# START OF SUPPLIED DATA

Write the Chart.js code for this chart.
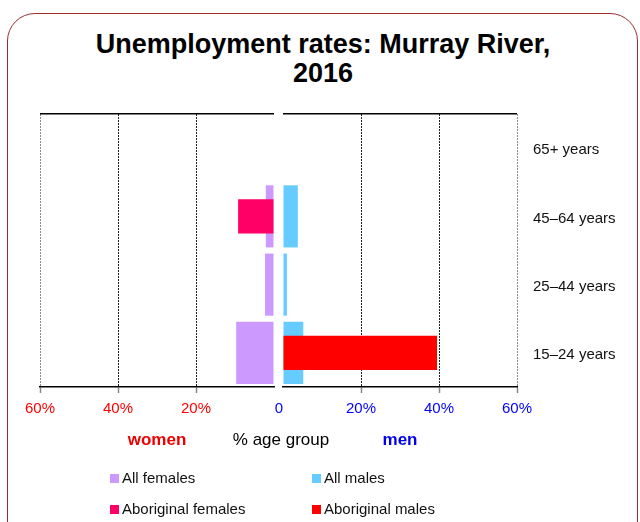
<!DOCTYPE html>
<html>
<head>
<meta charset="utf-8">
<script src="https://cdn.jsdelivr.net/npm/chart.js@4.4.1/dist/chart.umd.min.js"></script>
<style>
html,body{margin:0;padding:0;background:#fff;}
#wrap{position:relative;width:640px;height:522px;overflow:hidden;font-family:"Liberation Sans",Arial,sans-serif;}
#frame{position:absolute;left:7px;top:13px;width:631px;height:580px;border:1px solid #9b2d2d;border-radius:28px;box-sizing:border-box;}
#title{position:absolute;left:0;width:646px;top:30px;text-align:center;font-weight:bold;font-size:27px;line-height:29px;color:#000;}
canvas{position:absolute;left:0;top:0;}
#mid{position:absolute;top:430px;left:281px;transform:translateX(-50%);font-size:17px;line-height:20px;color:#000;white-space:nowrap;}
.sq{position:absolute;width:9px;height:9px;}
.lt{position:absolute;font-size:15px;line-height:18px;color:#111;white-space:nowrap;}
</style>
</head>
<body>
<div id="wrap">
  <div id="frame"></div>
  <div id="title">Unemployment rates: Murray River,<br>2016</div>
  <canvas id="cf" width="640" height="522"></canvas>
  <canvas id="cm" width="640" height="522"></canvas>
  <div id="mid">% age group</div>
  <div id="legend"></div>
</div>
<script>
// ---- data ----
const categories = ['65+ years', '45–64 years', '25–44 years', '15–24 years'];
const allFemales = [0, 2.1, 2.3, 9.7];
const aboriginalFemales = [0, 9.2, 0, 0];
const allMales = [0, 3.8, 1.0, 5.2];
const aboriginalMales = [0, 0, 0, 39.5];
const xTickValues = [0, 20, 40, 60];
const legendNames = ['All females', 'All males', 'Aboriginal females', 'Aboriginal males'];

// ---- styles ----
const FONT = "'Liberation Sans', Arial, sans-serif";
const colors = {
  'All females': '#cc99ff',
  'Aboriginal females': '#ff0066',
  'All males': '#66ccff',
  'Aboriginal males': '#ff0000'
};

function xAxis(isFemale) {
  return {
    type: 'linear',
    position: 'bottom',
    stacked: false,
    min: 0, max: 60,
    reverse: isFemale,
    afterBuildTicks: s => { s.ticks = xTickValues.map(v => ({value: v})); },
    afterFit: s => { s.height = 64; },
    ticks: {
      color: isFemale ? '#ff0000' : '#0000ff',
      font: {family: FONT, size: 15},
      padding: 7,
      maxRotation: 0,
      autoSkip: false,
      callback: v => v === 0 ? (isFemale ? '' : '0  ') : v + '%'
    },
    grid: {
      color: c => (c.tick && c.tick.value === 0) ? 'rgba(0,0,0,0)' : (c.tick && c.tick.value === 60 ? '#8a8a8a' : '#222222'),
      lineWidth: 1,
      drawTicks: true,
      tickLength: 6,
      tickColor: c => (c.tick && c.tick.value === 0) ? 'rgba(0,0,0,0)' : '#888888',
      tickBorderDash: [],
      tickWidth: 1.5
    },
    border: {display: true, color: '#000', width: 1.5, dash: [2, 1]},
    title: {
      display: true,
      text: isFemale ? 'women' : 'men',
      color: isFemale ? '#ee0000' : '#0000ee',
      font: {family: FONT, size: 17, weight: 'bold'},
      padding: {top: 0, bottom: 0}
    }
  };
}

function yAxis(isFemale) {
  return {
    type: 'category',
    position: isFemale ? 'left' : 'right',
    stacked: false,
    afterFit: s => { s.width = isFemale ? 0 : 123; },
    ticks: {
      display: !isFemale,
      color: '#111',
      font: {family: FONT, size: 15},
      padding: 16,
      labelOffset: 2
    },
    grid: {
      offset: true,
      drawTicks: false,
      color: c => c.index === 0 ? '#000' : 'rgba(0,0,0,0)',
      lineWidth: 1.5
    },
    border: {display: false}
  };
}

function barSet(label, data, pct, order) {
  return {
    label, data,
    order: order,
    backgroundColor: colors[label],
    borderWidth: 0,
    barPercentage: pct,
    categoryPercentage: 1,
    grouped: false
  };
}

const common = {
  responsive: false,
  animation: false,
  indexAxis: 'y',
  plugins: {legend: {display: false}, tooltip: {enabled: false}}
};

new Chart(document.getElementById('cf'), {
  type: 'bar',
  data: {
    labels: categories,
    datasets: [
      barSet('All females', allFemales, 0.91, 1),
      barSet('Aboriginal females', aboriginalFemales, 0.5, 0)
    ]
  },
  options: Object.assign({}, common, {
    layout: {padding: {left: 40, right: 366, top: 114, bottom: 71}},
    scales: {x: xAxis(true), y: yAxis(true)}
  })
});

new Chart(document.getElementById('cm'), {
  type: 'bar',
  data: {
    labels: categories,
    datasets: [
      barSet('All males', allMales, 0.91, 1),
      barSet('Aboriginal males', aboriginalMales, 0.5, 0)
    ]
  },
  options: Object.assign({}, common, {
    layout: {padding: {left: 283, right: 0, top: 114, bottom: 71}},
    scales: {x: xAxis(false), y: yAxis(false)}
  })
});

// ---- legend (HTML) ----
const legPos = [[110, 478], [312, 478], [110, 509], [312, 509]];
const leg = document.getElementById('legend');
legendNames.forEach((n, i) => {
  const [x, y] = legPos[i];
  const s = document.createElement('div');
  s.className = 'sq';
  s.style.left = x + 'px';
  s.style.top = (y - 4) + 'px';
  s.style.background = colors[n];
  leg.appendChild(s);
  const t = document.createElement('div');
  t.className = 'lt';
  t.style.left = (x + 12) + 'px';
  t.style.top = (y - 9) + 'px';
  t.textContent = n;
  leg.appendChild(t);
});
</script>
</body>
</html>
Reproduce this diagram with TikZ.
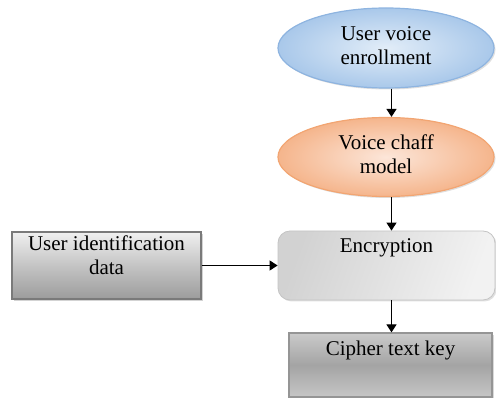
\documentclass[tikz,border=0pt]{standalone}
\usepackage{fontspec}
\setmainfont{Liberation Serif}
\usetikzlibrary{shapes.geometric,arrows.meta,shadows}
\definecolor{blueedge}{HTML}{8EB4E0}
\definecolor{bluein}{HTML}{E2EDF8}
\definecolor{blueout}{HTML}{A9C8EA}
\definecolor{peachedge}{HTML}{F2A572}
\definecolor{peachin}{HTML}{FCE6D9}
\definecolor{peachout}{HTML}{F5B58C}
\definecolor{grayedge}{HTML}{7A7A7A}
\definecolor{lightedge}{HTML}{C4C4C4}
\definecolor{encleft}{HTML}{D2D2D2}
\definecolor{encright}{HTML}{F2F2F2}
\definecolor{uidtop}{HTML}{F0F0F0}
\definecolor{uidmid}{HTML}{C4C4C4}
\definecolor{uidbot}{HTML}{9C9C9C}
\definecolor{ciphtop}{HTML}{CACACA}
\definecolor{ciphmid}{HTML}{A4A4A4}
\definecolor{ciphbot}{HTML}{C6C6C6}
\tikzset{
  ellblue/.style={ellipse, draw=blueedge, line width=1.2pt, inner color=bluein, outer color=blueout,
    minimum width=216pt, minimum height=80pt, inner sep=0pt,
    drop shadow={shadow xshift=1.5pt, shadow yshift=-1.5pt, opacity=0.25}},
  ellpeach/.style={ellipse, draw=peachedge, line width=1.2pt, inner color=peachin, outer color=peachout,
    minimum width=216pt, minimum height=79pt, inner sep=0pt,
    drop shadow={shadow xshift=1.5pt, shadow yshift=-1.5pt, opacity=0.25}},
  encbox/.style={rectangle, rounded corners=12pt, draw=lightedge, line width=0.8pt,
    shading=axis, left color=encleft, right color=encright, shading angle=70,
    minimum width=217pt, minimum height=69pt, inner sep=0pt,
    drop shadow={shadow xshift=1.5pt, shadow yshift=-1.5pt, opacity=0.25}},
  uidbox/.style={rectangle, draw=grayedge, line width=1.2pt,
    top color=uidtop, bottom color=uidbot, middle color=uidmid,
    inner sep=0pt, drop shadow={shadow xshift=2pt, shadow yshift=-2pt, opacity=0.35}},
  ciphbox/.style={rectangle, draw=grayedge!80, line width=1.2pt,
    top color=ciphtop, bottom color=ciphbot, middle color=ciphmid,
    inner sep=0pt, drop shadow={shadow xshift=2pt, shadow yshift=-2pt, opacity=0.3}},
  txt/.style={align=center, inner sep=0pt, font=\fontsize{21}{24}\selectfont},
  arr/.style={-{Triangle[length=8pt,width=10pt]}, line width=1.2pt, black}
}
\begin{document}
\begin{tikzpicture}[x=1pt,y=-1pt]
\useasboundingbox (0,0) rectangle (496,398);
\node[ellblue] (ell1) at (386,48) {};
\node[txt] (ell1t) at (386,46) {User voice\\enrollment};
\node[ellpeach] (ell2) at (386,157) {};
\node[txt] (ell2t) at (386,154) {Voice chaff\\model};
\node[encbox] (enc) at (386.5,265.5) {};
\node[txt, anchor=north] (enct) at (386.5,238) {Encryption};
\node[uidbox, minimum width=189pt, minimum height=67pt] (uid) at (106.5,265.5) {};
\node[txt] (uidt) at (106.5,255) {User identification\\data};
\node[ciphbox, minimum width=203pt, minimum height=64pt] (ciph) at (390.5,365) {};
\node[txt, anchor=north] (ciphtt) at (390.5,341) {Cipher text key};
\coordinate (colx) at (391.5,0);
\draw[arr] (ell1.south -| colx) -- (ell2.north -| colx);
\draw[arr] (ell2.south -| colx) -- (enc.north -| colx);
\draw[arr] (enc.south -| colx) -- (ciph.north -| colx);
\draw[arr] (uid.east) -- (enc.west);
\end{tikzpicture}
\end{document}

# END OF SUPPLIED DATA

PROBLEM REQUIREMENTS:
Select all lines in the listing that include the word "this".

SOLVED PROBLEM:
Write the Chart.js code for this chart.
Reproduce this diagram with TikZ.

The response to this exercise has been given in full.